> Provided material

/---

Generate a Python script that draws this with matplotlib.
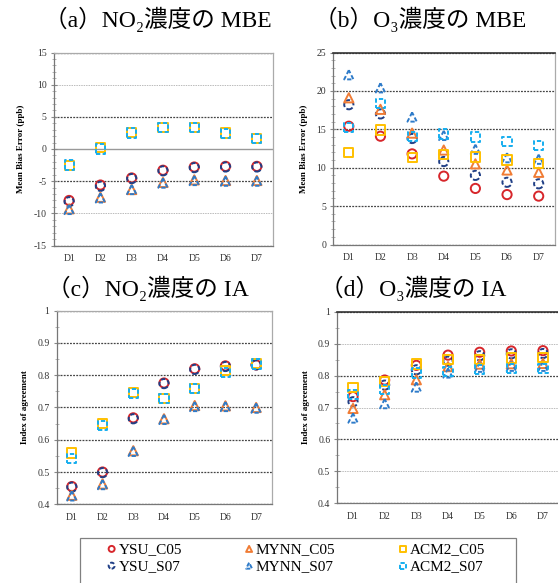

\---
/---

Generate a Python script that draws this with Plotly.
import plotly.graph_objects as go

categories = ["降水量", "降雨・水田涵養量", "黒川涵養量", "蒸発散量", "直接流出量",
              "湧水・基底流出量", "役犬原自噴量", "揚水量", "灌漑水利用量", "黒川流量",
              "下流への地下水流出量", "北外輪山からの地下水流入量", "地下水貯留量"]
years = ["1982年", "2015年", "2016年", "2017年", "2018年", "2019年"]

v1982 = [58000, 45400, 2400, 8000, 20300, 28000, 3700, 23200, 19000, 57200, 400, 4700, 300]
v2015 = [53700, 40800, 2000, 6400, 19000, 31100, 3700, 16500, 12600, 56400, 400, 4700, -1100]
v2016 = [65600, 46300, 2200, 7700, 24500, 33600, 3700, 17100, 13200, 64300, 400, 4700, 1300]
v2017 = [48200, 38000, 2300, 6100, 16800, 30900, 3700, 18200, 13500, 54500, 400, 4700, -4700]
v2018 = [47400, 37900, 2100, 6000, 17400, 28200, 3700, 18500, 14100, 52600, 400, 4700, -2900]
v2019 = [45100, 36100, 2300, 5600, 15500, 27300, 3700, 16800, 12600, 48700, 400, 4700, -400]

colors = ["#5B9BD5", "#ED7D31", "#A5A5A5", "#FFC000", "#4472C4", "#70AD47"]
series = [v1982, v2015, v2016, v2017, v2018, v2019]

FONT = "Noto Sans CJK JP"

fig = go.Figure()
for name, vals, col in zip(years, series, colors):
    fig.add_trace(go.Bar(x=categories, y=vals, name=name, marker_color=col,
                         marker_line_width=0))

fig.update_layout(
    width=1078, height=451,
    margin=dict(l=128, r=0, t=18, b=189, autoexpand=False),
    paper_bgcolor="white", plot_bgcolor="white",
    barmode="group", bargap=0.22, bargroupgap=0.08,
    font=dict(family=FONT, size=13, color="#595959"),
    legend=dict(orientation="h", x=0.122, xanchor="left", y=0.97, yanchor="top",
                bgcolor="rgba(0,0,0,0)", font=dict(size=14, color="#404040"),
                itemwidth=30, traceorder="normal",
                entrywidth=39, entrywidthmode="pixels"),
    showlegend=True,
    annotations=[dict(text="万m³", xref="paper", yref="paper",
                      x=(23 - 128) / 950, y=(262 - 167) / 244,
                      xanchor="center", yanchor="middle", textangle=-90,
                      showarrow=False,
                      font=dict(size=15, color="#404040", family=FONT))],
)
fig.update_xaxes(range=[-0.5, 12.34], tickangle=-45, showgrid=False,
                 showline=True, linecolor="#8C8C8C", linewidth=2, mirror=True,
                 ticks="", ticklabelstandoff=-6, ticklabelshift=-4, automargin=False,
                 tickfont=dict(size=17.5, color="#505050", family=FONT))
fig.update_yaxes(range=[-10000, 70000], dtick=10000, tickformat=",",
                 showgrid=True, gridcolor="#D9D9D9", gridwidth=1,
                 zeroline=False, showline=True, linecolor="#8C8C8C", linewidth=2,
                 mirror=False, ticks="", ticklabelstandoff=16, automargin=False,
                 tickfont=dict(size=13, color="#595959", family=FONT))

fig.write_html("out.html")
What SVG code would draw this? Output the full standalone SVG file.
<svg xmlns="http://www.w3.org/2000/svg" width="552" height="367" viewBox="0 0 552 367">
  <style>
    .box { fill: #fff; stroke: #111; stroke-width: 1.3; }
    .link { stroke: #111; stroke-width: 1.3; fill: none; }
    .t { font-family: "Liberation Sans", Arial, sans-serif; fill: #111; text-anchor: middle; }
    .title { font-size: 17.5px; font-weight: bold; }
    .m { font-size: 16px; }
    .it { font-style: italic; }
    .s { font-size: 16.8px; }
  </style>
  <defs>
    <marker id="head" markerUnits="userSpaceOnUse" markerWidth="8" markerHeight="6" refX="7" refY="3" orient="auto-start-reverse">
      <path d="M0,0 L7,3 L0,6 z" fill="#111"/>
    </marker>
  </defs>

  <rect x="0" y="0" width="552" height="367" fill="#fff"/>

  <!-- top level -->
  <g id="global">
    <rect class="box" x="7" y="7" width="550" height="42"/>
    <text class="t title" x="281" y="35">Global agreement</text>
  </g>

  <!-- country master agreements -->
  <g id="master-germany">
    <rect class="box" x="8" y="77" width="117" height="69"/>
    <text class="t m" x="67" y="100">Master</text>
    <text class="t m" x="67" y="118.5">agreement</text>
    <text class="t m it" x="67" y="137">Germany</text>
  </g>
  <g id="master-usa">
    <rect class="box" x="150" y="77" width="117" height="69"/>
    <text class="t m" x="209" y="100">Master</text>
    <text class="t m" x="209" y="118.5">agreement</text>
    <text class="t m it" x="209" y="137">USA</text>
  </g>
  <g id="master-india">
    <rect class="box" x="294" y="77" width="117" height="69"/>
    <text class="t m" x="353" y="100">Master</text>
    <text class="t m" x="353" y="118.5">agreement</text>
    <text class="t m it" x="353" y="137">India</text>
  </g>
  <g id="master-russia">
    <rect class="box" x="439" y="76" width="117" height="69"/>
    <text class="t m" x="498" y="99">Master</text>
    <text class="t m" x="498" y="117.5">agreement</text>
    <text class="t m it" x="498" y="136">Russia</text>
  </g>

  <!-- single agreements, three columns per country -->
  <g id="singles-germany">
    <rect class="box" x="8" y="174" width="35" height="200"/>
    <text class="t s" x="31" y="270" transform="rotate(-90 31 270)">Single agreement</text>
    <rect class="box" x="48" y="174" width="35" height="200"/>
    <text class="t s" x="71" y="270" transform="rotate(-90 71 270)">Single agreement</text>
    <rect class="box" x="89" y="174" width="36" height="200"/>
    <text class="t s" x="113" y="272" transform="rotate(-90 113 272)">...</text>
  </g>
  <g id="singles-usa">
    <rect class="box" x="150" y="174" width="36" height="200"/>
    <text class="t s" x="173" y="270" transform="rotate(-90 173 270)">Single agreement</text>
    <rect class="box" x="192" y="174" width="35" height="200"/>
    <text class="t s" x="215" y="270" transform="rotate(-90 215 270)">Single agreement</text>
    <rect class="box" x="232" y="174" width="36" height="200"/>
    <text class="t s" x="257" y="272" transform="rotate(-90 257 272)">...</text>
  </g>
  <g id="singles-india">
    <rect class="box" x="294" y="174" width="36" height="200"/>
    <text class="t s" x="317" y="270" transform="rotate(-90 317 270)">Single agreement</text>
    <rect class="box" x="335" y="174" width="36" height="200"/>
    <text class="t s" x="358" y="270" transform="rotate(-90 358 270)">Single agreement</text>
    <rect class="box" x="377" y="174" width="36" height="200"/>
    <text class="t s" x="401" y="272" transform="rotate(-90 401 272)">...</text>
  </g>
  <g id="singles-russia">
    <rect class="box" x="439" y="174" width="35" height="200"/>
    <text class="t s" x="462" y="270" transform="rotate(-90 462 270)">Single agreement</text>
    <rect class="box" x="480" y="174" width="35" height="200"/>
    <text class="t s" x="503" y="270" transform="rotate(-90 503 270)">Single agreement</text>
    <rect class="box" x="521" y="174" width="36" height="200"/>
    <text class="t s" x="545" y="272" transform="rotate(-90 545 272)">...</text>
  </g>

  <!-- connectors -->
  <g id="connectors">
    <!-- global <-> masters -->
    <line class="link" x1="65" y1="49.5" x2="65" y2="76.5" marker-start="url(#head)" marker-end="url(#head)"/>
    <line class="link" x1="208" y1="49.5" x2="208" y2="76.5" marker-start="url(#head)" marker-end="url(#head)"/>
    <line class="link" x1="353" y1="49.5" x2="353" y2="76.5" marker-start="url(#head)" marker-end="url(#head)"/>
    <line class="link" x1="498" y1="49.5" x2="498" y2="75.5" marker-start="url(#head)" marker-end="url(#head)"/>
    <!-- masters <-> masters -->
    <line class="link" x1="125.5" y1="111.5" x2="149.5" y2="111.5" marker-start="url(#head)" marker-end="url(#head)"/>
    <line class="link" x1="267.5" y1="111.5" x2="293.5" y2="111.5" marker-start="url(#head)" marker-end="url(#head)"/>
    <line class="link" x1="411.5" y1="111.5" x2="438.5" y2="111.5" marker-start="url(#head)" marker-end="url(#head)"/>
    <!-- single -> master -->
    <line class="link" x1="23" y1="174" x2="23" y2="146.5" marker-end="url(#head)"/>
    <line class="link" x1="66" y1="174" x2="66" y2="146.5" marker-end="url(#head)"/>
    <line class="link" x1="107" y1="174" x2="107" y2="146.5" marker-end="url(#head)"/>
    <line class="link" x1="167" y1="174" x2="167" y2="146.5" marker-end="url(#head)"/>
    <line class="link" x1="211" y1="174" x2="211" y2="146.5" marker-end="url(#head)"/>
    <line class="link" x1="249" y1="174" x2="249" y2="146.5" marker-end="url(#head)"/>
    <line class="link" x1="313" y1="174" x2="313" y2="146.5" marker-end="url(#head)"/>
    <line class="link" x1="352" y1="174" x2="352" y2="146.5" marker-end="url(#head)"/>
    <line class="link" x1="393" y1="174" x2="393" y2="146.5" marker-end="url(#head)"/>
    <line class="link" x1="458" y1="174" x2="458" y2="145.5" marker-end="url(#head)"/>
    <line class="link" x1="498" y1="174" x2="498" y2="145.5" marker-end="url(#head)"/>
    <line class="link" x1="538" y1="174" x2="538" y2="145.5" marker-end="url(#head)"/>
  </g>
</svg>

\---

Write the lines again exactly, beginning at the line that has "Generate a Python script that draws this with Plotly." and stopping after the line that has "marker_line_width=0))"; include no other lines.

> Final result
Generate a Python script that draws this with Plotly.
import plotly.graph_objects as go

categories = ["降水量", "降雨・水田涵養量", "黒川涵養量", "蒸発散量", "直接流出量",
              "湧水・基底流出量", "役犬原自噴量", "揚水量", "灌漑水利用量", "黒川流量",
              "下流への地下水流出量", "北外輪山からの地下水流入量", "地下水貯留量"]
years = ["1982年", "2015年", "2016年", "2017年", "2018年", "2019年"]

v1982 = [58000, 45400, 2400, 8000, 20300, 28000, 3700, 23200, 19000, 57200, 400, 4700, 300]
v2015 = [53700, 40800, 2000, 6400, 19000, 31100, 3700, 16500, 12600, 56400, 400, 4700, -1100]
v2016 = [65600, 46300, 2200, 7700, 24500, 33600, 3700, 17100, 13200, 64300, 400, 4700, 1300]
v2017 = [48200, 38000, 2300, 6100, 16800, 30900, 3700, 18200, 13500, 54500, 400, 4700, -4700]
v2018 = [47400, 37900, 2100, 6000, 17400, 28200, 3700, 18500, 14100, 52600, 400, 4700, -2900]
v2019 = [45100, 36100, 2300, 5600, 15500, 27300, 3700, 16800, 12600, 48700, 400, 4700, -400]

colors = ["#5B9BD5", "#ED7D31", "#A5A5A5", "#FFC000", "#4472C4", "#70AD47"]
series = [v1982, v2015, v2016, v2017, v2018, v2019]

FONT = "Noto Sans CJK JP"

fig = go.Figure()
for name, vals, col in zip(years, series, colors):
    fig.add_trace(go.Bar(x=categories, y=vals, name=name, marker_color=col,
                         marker_line_width=0))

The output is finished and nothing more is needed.